══ Exercise data ══

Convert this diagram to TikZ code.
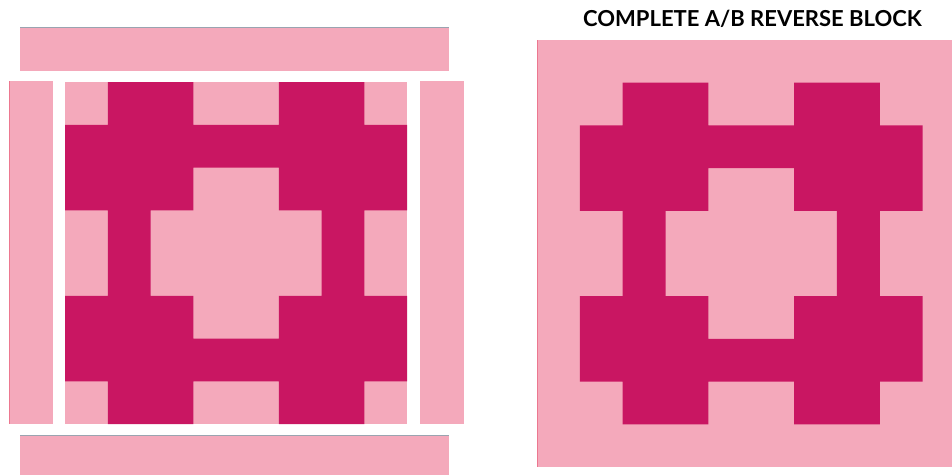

═══
══ Exercise data ══

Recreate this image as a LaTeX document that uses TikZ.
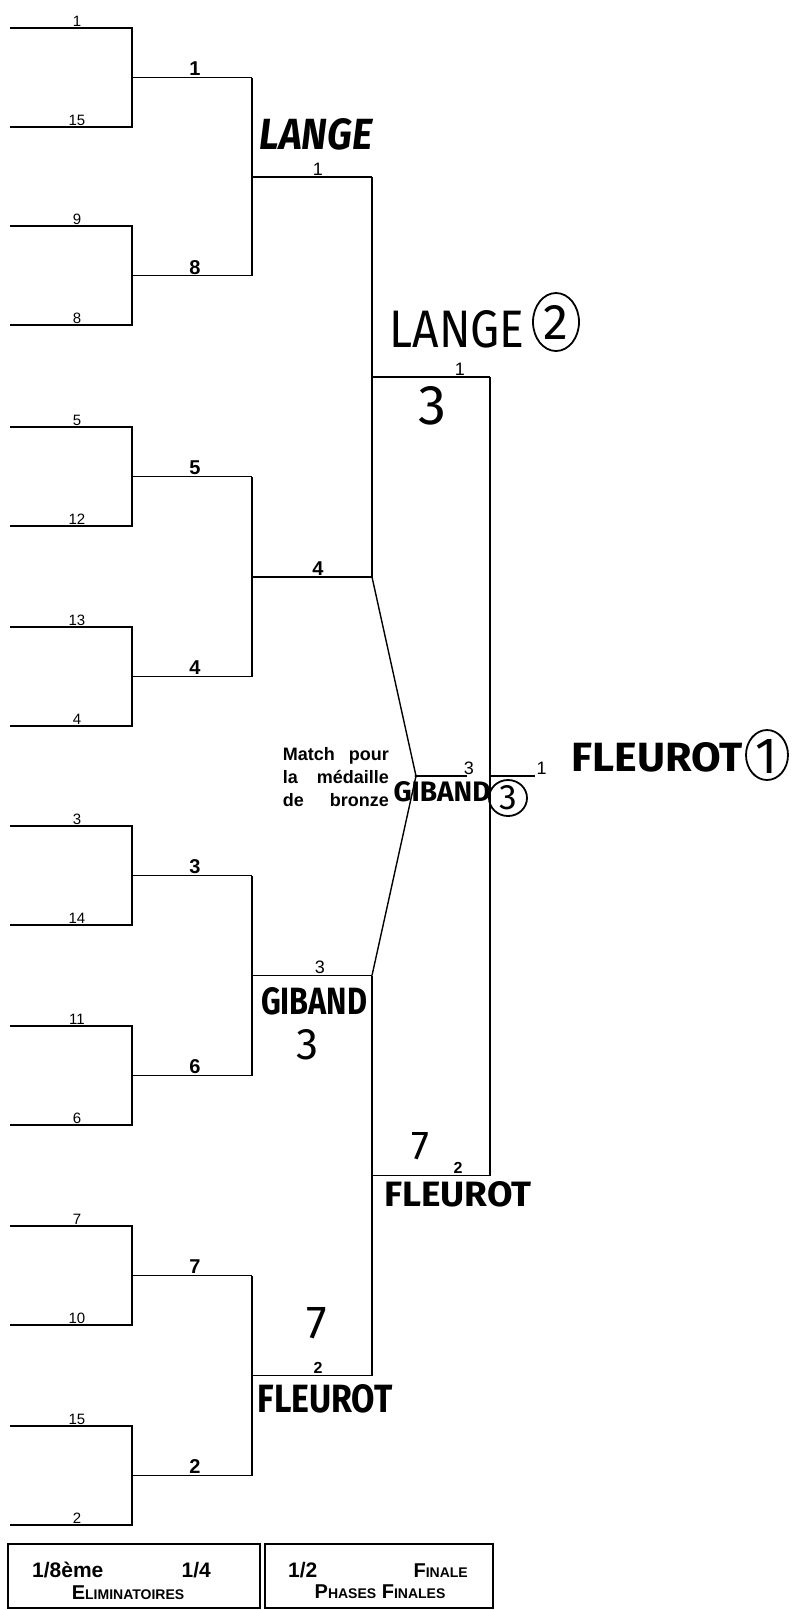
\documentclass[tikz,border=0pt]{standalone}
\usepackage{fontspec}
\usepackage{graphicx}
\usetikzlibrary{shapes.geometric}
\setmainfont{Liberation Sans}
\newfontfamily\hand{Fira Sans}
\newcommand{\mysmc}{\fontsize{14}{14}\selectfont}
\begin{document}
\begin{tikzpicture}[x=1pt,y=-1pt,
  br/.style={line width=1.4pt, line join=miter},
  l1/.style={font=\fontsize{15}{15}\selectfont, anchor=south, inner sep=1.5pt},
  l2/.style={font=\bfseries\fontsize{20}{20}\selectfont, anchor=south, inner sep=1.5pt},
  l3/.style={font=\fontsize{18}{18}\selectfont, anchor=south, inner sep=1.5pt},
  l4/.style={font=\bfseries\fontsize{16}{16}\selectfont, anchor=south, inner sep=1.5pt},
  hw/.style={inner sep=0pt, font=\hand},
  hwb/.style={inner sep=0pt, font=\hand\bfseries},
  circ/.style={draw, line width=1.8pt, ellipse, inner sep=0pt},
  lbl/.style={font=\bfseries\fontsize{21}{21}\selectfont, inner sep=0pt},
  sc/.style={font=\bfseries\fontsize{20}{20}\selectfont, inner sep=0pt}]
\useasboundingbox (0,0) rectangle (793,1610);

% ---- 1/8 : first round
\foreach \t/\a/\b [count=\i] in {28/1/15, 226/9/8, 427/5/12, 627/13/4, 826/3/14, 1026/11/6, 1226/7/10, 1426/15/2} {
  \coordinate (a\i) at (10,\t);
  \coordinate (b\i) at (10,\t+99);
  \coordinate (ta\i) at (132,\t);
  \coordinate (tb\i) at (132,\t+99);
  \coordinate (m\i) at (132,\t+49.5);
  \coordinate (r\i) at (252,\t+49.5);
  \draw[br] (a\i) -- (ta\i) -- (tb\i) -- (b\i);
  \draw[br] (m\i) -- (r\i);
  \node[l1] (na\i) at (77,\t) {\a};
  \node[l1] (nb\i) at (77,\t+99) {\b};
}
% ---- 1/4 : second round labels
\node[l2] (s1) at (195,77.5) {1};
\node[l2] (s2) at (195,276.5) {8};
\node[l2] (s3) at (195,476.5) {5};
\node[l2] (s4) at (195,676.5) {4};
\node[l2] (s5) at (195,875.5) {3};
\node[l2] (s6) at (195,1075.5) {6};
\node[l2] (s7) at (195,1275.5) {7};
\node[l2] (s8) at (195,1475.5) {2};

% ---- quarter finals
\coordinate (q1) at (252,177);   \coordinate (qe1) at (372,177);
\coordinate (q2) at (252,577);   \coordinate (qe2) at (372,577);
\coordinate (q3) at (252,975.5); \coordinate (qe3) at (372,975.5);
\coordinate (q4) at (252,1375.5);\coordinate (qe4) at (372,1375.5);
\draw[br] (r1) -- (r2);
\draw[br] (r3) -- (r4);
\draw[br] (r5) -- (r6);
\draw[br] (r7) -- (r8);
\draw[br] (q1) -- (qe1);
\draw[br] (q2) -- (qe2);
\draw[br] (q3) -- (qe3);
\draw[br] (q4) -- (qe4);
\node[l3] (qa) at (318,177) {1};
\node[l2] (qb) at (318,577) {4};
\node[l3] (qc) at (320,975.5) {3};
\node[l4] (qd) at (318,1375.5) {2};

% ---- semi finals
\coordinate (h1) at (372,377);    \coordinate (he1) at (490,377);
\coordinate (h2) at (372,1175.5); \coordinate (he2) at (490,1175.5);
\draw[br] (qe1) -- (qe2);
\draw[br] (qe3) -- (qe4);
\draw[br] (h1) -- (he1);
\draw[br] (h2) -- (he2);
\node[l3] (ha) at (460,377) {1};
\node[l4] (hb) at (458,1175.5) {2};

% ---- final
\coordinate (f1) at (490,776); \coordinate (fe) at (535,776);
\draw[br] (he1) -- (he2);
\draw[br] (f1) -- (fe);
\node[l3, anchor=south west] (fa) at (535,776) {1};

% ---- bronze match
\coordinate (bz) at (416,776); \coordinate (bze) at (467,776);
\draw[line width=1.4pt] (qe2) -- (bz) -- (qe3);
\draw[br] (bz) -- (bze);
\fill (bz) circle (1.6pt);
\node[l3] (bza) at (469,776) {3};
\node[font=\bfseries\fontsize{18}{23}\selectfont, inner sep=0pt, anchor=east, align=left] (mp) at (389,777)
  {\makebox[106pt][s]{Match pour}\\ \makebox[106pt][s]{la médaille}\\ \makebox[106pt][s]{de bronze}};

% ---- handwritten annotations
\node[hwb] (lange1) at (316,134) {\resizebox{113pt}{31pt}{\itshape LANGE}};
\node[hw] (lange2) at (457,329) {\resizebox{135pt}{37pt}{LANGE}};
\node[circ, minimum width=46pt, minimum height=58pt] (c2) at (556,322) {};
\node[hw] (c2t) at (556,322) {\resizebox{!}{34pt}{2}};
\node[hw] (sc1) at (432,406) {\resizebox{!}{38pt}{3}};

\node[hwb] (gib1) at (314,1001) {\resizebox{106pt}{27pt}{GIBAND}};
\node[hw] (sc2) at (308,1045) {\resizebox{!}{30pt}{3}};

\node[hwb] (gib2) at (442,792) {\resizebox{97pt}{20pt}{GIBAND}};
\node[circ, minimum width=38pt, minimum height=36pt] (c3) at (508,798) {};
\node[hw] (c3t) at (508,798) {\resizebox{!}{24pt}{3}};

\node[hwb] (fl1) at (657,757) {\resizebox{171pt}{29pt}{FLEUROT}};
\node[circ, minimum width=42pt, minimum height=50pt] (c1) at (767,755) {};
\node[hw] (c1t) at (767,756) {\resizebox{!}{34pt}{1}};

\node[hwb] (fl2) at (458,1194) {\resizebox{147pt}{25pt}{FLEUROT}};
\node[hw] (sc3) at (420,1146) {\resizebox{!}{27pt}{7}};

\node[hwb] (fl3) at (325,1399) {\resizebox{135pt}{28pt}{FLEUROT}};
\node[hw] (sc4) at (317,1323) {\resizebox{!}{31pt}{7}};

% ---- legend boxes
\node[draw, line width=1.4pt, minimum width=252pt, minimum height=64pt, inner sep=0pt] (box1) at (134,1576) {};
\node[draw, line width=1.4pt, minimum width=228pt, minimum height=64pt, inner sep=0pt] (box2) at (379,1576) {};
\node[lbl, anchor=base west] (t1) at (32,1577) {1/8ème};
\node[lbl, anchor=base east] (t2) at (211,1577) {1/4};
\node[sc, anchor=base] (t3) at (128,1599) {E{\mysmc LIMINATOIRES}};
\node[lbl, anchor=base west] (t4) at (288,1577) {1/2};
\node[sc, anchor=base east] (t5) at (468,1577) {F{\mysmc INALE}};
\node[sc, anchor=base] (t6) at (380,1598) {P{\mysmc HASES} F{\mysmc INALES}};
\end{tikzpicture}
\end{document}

═══

What is asked:
In the listing above, count each line that holds the string "this". Give the number only.

Solution:
2